→ Written problem: Copy out exactly the lines from the one holding "Rebuild this chart" through the one holding "var yTicks=[-0.2,0,0.2,0.4,0.6,0.8,1.0];", ends included; omit images.

Charts and diagrams as code

** BEGIN **

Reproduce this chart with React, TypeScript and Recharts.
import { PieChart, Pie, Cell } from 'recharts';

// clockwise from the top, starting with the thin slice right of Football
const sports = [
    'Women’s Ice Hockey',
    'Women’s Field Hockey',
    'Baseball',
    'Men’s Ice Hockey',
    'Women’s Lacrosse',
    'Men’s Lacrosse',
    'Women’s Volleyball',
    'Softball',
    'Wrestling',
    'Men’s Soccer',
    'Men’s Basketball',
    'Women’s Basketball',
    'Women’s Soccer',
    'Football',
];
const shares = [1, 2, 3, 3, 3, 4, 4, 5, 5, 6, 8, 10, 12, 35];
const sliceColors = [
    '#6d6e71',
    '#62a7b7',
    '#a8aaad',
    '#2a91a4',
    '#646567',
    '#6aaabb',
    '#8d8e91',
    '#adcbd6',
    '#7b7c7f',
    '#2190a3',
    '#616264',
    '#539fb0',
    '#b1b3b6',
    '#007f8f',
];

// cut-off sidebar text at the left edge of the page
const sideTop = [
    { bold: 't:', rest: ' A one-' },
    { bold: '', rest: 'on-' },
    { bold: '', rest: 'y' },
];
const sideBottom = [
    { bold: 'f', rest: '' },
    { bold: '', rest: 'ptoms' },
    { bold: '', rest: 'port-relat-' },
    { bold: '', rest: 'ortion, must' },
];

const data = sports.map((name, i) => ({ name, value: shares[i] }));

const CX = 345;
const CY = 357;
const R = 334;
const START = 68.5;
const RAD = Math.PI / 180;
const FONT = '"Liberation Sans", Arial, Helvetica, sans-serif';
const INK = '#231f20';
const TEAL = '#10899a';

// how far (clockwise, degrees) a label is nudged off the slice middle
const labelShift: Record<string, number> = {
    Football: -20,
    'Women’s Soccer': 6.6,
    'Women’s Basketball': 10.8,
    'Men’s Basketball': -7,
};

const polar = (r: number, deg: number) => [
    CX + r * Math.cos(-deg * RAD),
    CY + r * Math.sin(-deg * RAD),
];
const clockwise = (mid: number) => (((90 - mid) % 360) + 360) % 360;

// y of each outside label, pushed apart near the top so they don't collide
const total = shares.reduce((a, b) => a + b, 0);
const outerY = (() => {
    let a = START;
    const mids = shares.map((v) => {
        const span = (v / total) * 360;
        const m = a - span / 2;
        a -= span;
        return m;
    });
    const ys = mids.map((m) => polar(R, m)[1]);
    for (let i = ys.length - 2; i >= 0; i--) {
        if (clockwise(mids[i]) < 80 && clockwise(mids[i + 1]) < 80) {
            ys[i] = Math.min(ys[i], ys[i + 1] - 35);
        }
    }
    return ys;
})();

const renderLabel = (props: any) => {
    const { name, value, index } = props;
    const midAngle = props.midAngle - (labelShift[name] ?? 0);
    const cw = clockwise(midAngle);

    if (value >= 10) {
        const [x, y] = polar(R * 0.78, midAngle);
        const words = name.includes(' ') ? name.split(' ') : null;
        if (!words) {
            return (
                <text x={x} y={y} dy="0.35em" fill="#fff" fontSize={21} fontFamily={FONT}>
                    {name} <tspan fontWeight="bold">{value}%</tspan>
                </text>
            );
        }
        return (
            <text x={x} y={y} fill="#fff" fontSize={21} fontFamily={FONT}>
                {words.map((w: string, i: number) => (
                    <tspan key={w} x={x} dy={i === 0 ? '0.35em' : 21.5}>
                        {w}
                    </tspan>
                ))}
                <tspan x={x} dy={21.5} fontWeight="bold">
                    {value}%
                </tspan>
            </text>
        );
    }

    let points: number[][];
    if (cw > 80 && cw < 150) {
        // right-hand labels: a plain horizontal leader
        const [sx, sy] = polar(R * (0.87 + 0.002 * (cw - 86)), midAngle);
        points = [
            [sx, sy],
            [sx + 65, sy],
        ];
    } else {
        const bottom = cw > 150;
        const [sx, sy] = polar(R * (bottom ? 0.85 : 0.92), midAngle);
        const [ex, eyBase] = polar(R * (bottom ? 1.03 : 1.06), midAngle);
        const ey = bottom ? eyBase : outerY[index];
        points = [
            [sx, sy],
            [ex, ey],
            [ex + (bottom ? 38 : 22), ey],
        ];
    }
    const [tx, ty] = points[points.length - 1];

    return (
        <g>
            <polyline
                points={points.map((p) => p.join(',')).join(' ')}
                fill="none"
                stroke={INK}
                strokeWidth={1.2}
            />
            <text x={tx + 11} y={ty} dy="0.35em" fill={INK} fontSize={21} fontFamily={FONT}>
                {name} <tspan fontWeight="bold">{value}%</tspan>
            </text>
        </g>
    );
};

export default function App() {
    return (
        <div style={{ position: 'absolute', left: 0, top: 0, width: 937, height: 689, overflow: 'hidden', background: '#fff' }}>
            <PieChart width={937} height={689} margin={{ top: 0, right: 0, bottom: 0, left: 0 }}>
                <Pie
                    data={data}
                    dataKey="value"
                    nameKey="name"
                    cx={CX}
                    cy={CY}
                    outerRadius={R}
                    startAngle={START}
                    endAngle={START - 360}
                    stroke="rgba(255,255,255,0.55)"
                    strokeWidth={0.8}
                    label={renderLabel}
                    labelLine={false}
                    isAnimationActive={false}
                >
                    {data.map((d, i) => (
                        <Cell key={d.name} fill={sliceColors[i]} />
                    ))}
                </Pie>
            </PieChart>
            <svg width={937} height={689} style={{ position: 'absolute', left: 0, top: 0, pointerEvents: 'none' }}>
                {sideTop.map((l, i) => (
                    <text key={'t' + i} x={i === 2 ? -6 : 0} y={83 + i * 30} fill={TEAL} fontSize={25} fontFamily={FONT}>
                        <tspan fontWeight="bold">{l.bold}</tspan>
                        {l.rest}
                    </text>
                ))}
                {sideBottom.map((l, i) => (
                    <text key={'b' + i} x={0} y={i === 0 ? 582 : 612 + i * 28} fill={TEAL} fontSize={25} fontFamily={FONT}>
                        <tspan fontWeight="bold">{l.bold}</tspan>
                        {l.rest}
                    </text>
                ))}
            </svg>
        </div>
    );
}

** END **
** BEGIN **

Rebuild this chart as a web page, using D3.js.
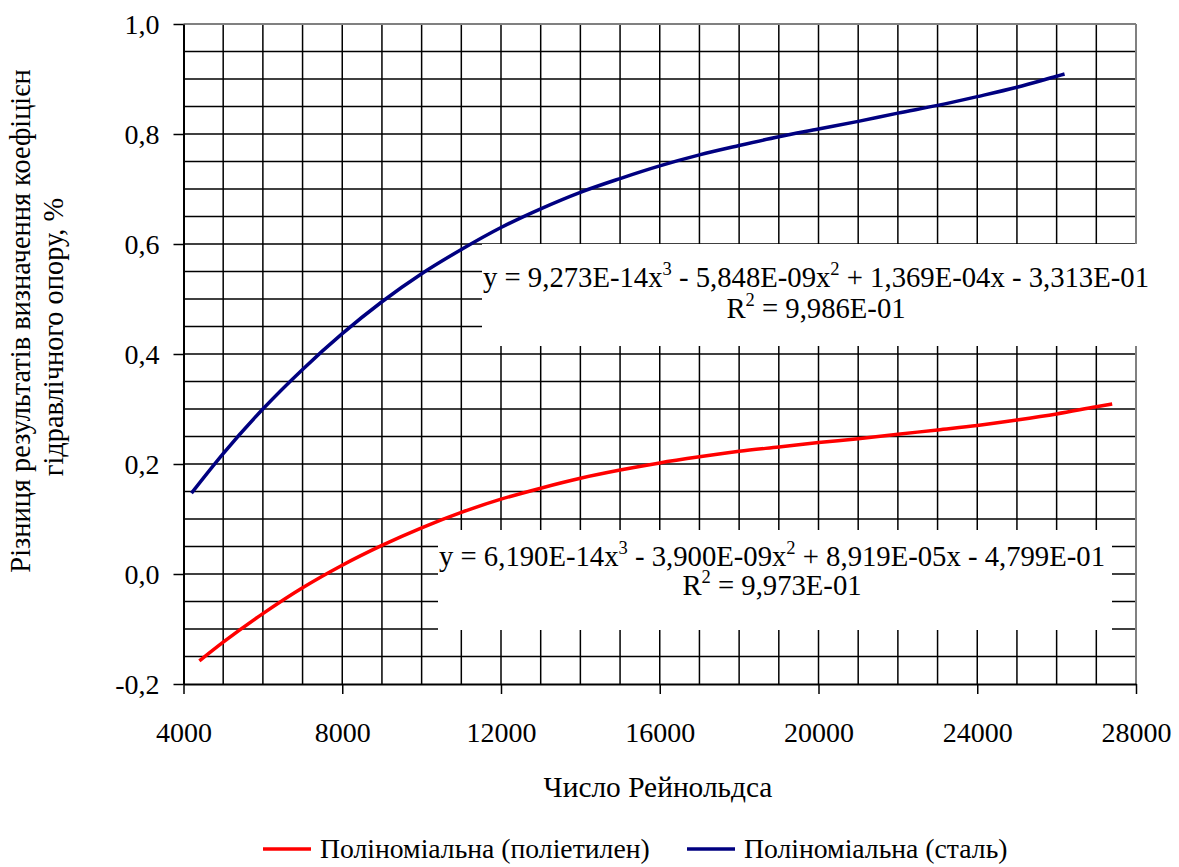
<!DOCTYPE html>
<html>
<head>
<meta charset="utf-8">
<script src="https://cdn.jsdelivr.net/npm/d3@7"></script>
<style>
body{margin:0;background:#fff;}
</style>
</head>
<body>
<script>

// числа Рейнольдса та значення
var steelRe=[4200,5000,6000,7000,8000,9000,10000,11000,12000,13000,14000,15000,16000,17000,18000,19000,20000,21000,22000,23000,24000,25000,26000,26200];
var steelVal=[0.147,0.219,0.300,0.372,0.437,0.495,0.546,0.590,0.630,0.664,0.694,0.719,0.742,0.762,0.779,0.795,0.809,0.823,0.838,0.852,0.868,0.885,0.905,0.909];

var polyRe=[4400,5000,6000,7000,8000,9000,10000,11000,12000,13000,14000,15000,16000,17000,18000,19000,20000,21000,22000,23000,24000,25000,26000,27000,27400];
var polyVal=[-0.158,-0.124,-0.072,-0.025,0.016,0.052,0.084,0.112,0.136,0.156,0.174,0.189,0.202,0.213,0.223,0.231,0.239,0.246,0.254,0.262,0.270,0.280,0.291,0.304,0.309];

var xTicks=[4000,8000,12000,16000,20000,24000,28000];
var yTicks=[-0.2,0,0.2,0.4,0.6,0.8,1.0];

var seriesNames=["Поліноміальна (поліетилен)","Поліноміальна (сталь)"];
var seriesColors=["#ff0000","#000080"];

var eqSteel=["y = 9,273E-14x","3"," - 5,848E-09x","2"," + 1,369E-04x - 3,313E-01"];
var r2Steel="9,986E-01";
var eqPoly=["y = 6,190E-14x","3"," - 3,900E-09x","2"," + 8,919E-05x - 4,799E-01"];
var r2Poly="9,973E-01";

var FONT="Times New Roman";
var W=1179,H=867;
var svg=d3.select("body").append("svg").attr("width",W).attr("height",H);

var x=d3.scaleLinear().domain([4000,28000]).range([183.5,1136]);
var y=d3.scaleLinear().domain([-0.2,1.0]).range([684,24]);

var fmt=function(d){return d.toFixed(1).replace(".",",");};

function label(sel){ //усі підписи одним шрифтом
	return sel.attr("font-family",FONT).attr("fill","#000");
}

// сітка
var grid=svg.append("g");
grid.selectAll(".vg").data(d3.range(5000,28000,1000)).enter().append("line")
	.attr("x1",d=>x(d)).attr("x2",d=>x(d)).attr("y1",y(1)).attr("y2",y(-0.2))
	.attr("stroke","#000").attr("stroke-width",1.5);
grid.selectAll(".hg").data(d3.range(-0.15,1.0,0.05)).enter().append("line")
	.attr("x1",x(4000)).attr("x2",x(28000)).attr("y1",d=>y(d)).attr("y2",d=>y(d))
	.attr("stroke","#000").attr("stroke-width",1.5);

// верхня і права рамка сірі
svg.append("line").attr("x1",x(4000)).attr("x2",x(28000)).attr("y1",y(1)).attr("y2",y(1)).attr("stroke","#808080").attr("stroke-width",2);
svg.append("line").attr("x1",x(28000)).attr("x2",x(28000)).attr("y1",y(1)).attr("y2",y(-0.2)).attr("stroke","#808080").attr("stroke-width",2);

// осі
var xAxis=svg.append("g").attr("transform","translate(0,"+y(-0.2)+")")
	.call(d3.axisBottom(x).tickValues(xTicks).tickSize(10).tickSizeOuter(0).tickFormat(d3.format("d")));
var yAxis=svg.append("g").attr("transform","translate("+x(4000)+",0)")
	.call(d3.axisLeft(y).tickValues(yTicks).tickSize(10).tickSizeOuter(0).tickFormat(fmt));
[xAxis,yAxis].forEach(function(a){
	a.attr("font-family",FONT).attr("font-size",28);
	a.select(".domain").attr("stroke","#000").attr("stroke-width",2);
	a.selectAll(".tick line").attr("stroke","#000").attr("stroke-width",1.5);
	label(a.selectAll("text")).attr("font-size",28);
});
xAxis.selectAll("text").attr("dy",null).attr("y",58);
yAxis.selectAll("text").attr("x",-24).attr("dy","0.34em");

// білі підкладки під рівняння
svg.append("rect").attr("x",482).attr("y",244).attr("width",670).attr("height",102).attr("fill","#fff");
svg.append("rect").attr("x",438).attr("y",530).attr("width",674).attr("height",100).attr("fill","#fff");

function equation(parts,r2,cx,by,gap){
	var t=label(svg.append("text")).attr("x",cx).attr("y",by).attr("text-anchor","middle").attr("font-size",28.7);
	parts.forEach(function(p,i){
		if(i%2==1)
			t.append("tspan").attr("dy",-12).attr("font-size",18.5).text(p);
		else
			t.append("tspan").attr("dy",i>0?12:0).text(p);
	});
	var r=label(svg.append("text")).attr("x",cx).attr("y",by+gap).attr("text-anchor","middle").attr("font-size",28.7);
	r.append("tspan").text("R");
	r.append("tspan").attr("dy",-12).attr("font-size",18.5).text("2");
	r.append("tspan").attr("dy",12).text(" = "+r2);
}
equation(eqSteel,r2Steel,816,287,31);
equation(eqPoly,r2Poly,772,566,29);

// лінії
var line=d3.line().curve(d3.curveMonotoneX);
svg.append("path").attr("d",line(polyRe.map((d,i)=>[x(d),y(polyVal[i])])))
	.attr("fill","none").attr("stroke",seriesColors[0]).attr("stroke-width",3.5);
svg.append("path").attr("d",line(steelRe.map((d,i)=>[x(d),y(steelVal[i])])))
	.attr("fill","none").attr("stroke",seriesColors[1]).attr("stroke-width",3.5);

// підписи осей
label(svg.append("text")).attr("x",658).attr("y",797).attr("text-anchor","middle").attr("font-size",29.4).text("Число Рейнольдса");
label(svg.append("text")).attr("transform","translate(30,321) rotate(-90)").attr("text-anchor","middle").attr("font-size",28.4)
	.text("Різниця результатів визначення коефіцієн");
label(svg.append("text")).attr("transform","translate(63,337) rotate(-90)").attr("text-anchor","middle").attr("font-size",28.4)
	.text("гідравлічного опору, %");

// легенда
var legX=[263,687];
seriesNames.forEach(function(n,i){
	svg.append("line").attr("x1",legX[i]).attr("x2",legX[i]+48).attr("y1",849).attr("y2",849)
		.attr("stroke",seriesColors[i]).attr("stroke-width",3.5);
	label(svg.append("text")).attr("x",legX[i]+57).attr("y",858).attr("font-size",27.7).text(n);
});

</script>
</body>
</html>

** END **
** BEGIN **

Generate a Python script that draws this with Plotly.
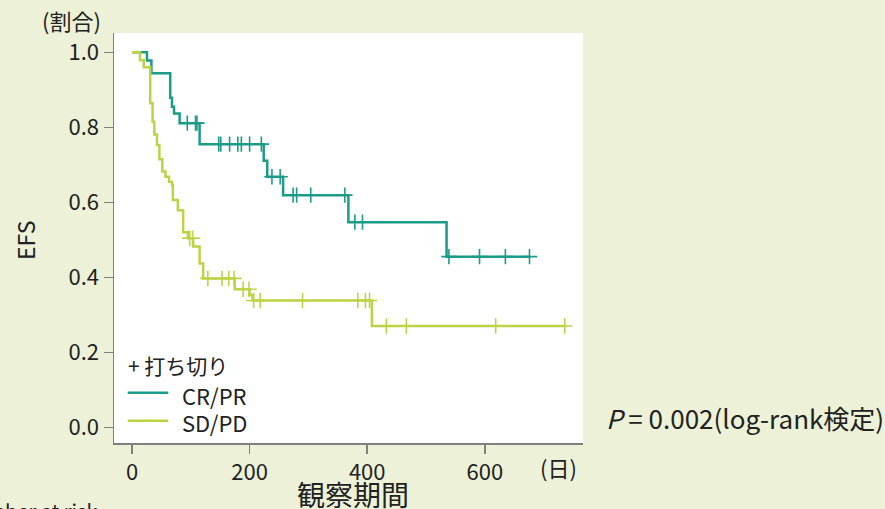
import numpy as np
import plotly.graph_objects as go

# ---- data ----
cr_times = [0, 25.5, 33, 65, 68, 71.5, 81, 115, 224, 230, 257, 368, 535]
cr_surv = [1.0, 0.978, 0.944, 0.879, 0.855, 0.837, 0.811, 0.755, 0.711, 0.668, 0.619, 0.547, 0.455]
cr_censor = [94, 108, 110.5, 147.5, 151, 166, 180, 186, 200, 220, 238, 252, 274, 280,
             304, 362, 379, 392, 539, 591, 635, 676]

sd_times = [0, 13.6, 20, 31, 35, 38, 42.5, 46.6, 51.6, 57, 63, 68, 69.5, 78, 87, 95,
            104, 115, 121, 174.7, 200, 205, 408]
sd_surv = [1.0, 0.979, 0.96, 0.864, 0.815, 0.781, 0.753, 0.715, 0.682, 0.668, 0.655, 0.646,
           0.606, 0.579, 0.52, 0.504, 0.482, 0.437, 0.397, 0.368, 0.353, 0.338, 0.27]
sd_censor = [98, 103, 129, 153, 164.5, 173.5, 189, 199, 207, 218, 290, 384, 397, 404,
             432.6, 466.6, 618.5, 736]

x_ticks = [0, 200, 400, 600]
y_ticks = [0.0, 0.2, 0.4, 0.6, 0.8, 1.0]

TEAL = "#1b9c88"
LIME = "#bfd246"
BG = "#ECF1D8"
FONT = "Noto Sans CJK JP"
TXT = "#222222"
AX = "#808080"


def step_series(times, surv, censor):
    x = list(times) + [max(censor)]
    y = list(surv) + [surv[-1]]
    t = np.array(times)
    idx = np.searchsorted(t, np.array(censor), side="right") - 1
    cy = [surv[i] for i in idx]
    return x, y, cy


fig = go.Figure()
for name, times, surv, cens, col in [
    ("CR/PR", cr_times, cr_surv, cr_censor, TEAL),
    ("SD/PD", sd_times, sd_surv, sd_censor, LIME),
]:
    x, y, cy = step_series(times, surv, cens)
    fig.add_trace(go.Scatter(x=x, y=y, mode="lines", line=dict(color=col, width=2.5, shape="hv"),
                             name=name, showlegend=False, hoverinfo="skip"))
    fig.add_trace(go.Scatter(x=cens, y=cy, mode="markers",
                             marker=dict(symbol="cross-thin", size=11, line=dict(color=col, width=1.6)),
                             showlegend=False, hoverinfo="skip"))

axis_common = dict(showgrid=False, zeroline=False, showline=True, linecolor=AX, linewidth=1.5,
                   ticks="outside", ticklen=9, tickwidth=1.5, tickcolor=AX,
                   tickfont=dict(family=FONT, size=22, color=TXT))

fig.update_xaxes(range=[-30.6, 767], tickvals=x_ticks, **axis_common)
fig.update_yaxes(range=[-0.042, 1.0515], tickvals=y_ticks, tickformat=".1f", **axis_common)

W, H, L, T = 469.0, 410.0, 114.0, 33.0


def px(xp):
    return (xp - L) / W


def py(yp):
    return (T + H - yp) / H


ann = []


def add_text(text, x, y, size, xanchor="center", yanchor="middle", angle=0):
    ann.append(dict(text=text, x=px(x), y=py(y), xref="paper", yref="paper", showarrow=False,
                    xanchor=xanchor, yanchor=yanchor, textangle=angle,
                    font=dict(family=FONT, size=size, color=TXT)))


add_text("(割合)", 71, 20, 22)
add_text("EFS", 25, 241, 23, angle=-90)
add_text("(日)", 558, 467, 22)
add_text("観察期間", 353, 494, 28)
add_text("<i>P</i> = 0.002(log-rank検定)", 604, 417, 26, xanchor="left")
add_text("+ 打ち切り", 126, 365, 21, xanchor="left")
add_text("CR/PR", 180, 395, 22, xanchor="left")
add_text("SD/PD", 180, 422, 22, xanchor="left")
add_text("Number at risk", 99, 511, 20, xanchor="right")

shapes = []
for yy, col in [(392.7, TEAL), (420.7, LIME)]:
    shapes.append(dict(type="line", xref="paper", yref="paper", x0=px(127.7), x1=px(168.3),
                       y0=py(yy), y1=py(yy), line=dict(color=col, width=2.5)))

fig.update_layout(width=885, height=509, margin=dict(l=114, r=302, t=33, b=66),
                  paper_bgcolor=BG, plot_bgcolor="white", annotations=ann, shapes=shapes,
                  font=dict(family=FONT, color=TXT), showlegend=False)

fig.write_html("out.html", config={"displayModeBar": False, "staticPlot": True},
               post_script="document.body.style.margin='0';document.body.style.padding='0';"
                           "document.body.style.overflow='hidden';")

** END **

→ Response below:
Rebuild this chart as a web page, using D3.js.
<!DOCTYPE html>
<html>
<head>
<meta charset="utf-8">
<script src="https://cdn.jsdelivr.net/npm/d3@7"></script>
<style>
body{margin:0;background:#fff;}
</style>
</head>
<body>
<script>

// числа Рейнольдса та значення
var steelRe=[4200,5000,6000,7000,8000,9000,10000,11000,12000,13000,14000,15000,16000,17000,18000,19000,20000,21000,22000,23000,24000,25000,26000,26200];
var steelVal=[0.147,0.219,0.300,0.372,0.437,0.495,0.546,0.590,0.630,0.664,0.694,0.719,0.742,0.762,0.779,0.795,0.809,0.823,0.838,0.852,0.868,0.885,0.905,0.909];

var polyRe=[4400,5000,6000,7000,8000,9000,10000,11000,12000,13000,14000,15000,16000,17000,18000,19000,20000,21000,22000,23000,24000,25000,26000,27000,27400];
var polyVal=[-0.158,-0.124,-0.072,-0.025,0.016,0.052,0.084,0.112,0.136,0.156,0.174,0.189,0.202,0.213,0.223,0.231,0.239,0.246,0.254,0.262,0.270,0.280,0.291,0.304,0.309];

var xTicks=[4000,8000,12000,16000,20000,24000,28000];
var yTicks=[-0.2,0,0.2,0.4,0.6,0.8,1.0];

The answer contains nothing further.